Vivió e hizo suyas todas las virtudes cristianas de manera heroica, sobre todo la fe, la esperanza y la caridad, y todas aquellas virtudes humanas que dan elegancia a la caridad y la hacen entrañable en las relaciones: humildad, afabilidad, dulzura, ternura, misericordia, bondad, mansedumbre, paciencia, generosidad, gratuidad y benevolencia. También se distinguió por su prudencia, por su fortaleza en el sufrimiento, por su transparencia en la búsqueda de la verdad y por el sentido de la justicia que tuvieron todos sus actos y decisiones. La Iglesia reconoció sus virtudes heroicas proclamándolo Venerable el día 21 de diciembre del año 2001.
Dios Padre, por su intercesión, realizó un milagro, en la persona de Juan de la Cruz Arce, en la ciudad de Mendoza, Argentina, que la Iglesia ha considerado de segundo grado, restituyéndole el páncreas, que se le había extirpado totalmente en una intervención quirúrgica.
Su vida es un desafío para todos los que seguimos su espiritualidad, no tanto por lo que hizo, sino porque supo amar a la manera de Dios, sirviendo el Evangelio de la caridad a los más necesitados. Él nos reveló que la ternura y la misericordia de Dios se hacen realidad en el corazón de los seres humanos por el misterio de la redención del Hijo y haciendo camino con Él. El P. Zegrí hizo camino de discipulado entregándose total y exclusivamente a Jesucristo crucificado, como podemos leer en su testamento espiritual, viviendo sus mismas actitudes y sentimientos, ofreciéndose totalmente a Él para bien de la humanidad; perdonando a quienes le calumniaron, no teniendo en cuenta el mal y creando lazos de comunión, de encuentro y de relación; construyendo humanidad nueva en aras de la caridad más exquisita y amando a María, la mujer nueva, que sostuvo su existencia en la fe y su fe anclada en el misterio de Dios.
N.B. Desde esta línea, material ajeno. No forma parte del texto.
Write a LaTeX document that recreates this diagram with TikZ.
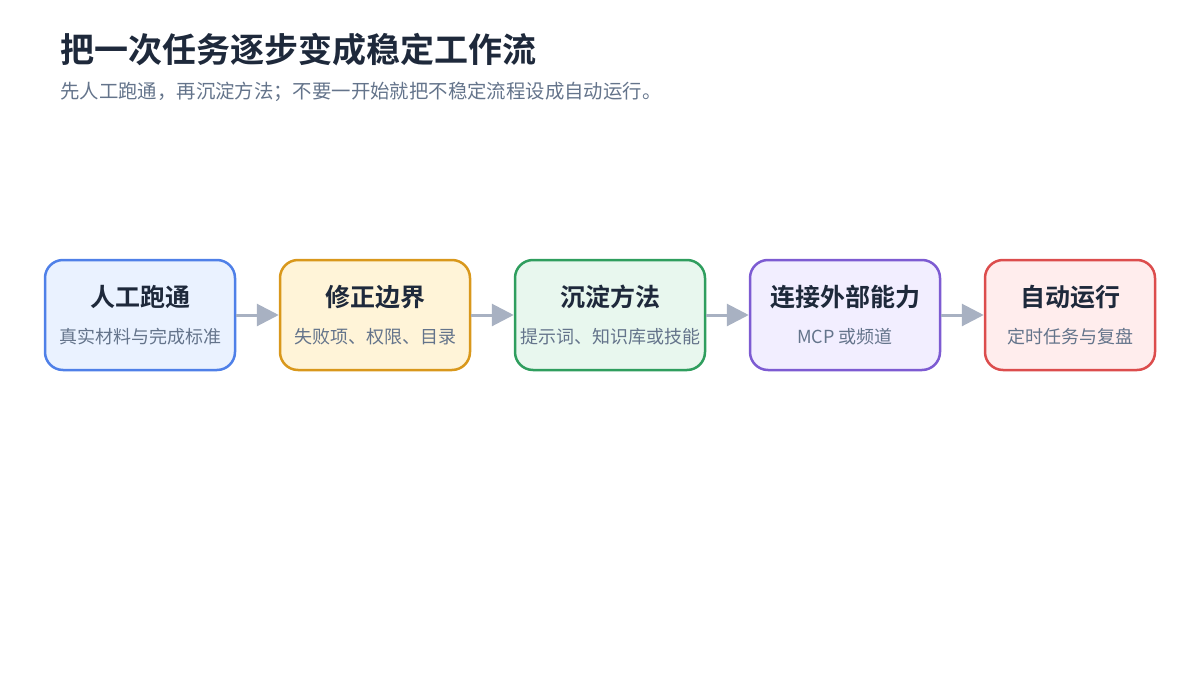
\documentclass[tikz,border=0pt]{standalone}
\usepackage{fontspec}
\setmainfont{Noto Sans CJK SC}[BoldFont={Noto Sans CJK SC Bold}]
\usetikzlibrary{arrows.meta}
\definecolor{titlec}{HTML}{1E293B}
\definecolor{subc}{HTML}{64748B}
\definecolor{arrc}{HTML}{A8B1C2}
\definecolor{bA}{HTML}{4F80E8}\definecolor{fA}{HTML}{EAF2FF}
\definecolor{bB}{HTML}{D9981C}\definecolor{fB}{HTML}{FFF4D8}
\definecolor{bC}{HTML}{2F9E5E}\definecolor{fC}{HTML}{E8F7EE}
\definecolor{bD}{HTML}{7D5BD2}\definecolor{fD}{HTML}{F2EEFF}
\definecolor{bE}{HTML}{DC4D4D}\definecolor{fE}{HTML}{FFEDED}
\tikzset{
  stepbox/.style={draw, line width=2.5pt, rounded corners=18pt, minimum height=110pt, inner sep=0pt},
  boxtitle/.style={font=\bfseries\fontsize{25}{29}\selectfont, text=titlec, inner sep=0pt},
  boxsub/.style={font=\fontsize{18}{22}\selectfont, text=subc, inner sep=0pt},
  flow/.style={draw=arrc, line width=3pt, -{Triangle[length=22pt,width=22pt]}},
}
\begin{document}
\begin{tikzpicture}[x=1pt,y=-1pt]
\useasboundingbox (0,0) rectangle (1200,680);
\node[anchor=base west, inner sep=0pt, font=\bfseries\fontsize{34}{40}\selectfont, text=titlec] (title) at (60,62) {把一次任务逐步变成稳定工作流};
\node[anchor=base west, inner sep=0pt, font=\fontsize{19.4}{24}\selectfont, text=subc] (subtitle) at (60,98) {先人工跑通，再沉淀方法；不要一开始就把不稳定流程设成自动运行。};
\node[stepbox, draw=bA, fill=fA, minimum width=190pt] (b1) at (140,315) {};
\node[stepbox, draw=bB, fill=fB, minimum width=190pt] (b2) at (375,315) {};
\node[stepbox, draw=bC, fill=fC, minimum width=190pt] (b3) at (610,315) {};
\node[stepbox, draw=bD, fill=fD, minimum width=190pt] (b4) at (845,315) {};
\node[stepbox, draw=bE, fill=fE, minimum width=170pt] (b5) at (1070,315) {};
\node[boxtitle] (t1) at (140,297) {人工跑通};
\node[boxsub] (s1) at (140,337) {真实材料与完成标准};
\node[boxtitle] (t2) at (375,297) {修正边界};
\node[boxsub] (s2) at (375,337) {失败项、权限、目录};
\node[boxtitle] (t3) at (610,297) {沉淀方法};
\node[boxsub] (s3) at (610,337) {提示词、知识库或技能};
\node[boxtitle] (t4) at (845,297) {连接外部能力};
\node[boxsub] (s4) at (845,337) {MCP 或频道};
\node[boxtitle] (t5) at (1070,297) {自动运行};
\node[boxsub] (s5) at (1070,337) {定时任务与复盘};
\draw[flow] (b1) -- (b2);
\draw[flow] (b2) -- (b3);
\draw[flow] (b3) -- (b4);
\draw[flow] (b4) -- (b5);
\end{tikzpicture}
\end{document}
Su beatificación nos introduce a todos en la merced de Dios, en ese espacio de gratuidad en la que el Señor es jaris permanente, gracia liberada y redención de todo lo que oprime a los hombres y mujeres de hoy. A este testigo de la caridad de Dios nos encomendamos para que el Espíritu Santo transforme nuestra vida en fuego de amor, de tal manera que en nuestro camino de discipulado, y cargando sobre nuestros hombros los dolores de la humanidad, nos asemejemos a un astro que ilumina sin quemar, a una ráfaga que purifica sin destruir, a un arroyo que fecunda sin inundar.